Soybeans see modest rise on Chinese buying. Corn gains on Dalian futures, delayed South American planting (New throughout, updates prices, market activity and comments to close). ( MGN )

By Christopher Walljasper

CHICAGO, Oct 15 (Reuters) - Chicago wheat futures rallied to five-year highs on Thursday, as cuts to Argentina's wheat outlook brought into focus the potential global supply damage possible due to dryness in top wheat producing countries, trader said.

Corn followed wheat, climbing to 14-month highs and soybeans ended higher as exports continue.

The most-active wheat contract on the Chicago Board of Trade added 21-1/2 cents to $6.18-1/4 per bushel, the highest since Dec. 29, 2014.

CBOT corn ended 6-1/4 cents higher at $4.03-3/4 per bushel after reaching $4.04-1/4, its highest since Aug. 12, 2019 and soybeans rose 6 cents to $10.62-1/4 per bushel.

Argentina's Rosario grains exchange lowered its estimate of the South American country's soon-to-be-harvested 2020/21 wheat crop to 17 million tonnes, from 18 million previously, citing dryness and frosts.

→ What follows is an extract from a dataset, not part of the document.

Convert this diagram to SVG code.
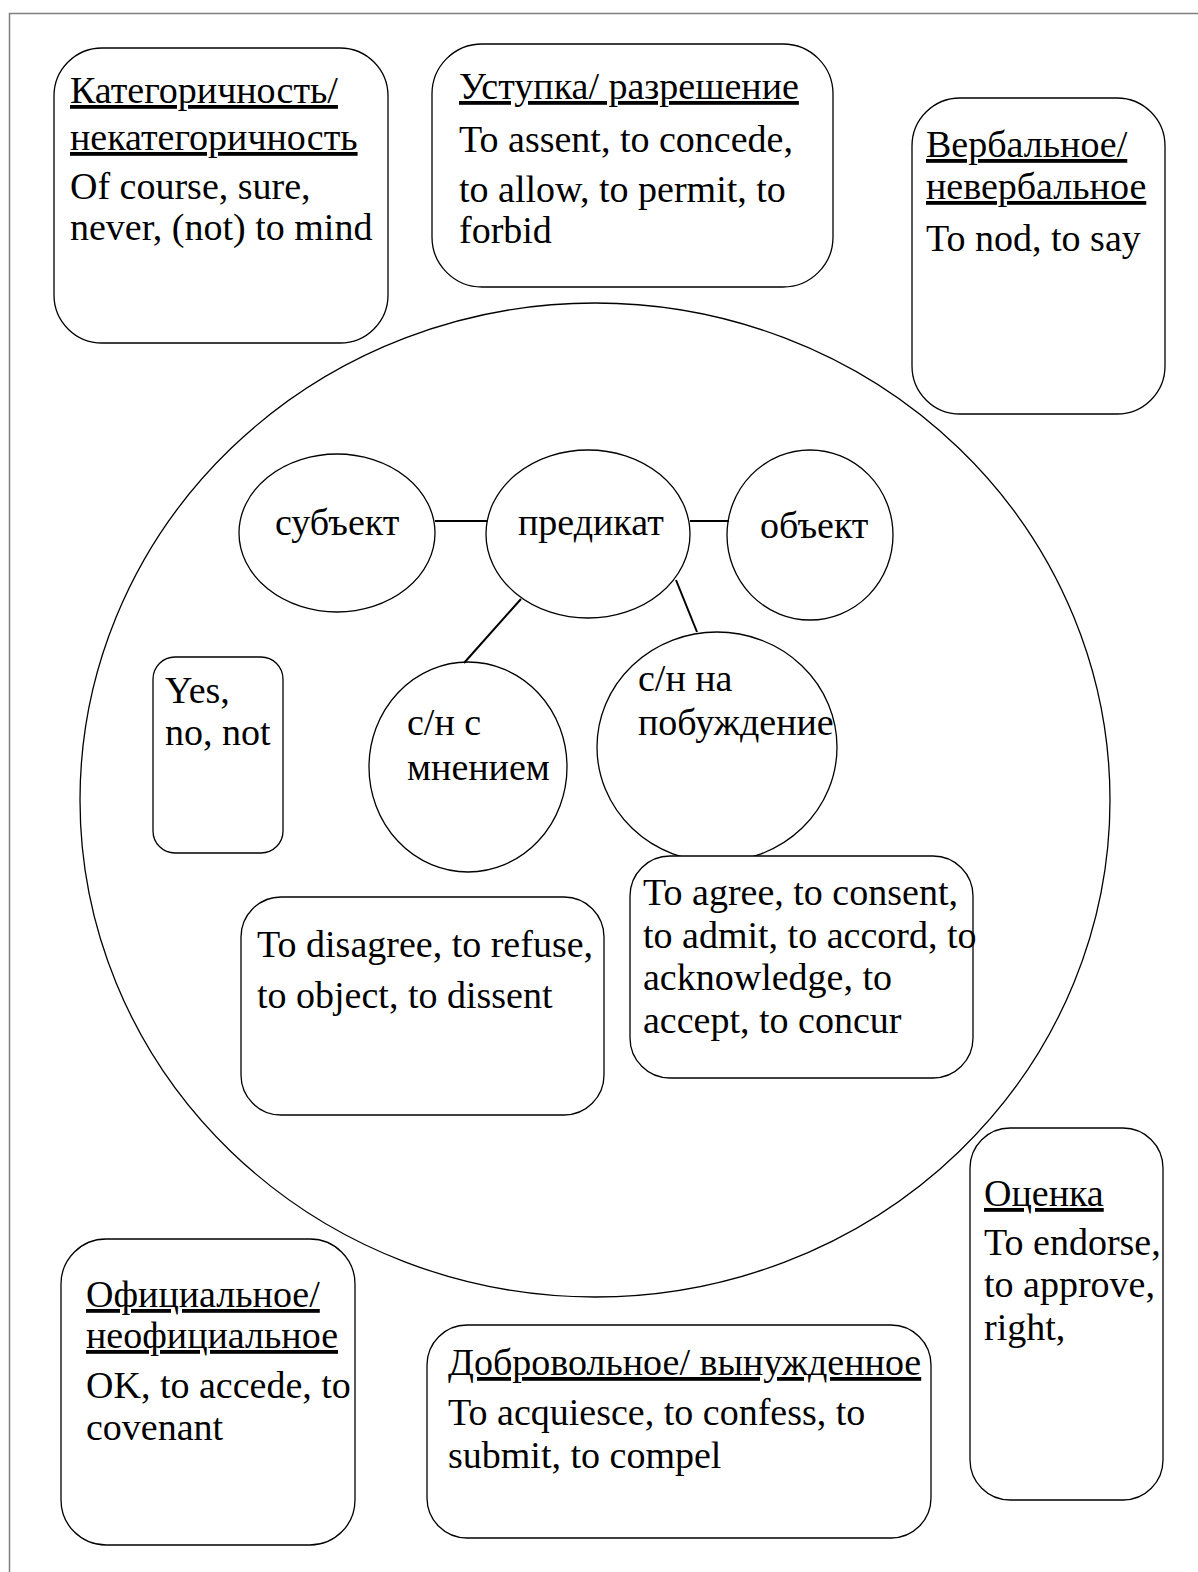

"The weather became that much more important, because of the Argentine cut," said Mike Zuzolo, president of Global Commodity Analytics. "We’ve gotta ration demand now, because we don’t know how bad supply is going to get hit, globally, when we go into dormancy."

Dryness across Russia's wheat-producing regions added to emergence concerns in the drought-stricken U.S. Plains, lifting CBOT wheat futures.

"If they get a rain it may come up, but I’ve been talking to clients that say, it’s too far along," said Jeff French, risk management specialist with Top Third Ag Marketing. "There’s just no relief in sight."

Meanwhile, China's Dalian corn futures market rose to six-year highs on Wednesday, creating hope that the country will renew purchases of U.S. corn.

"China can import corn and make a profit," said Don Roose, president of U.S. Commodities, noting the country would need to lift tariffs first.

Soybeans were supported by export demand from China, despite pressure from rains in South America that improved conditions for newly planted crops.

"They’re kind of canceling each other out, with a bias to the upside," said Roose.

The USDA reported another 261,000 tonnes of U.S. soybean sales to China Thursday morning.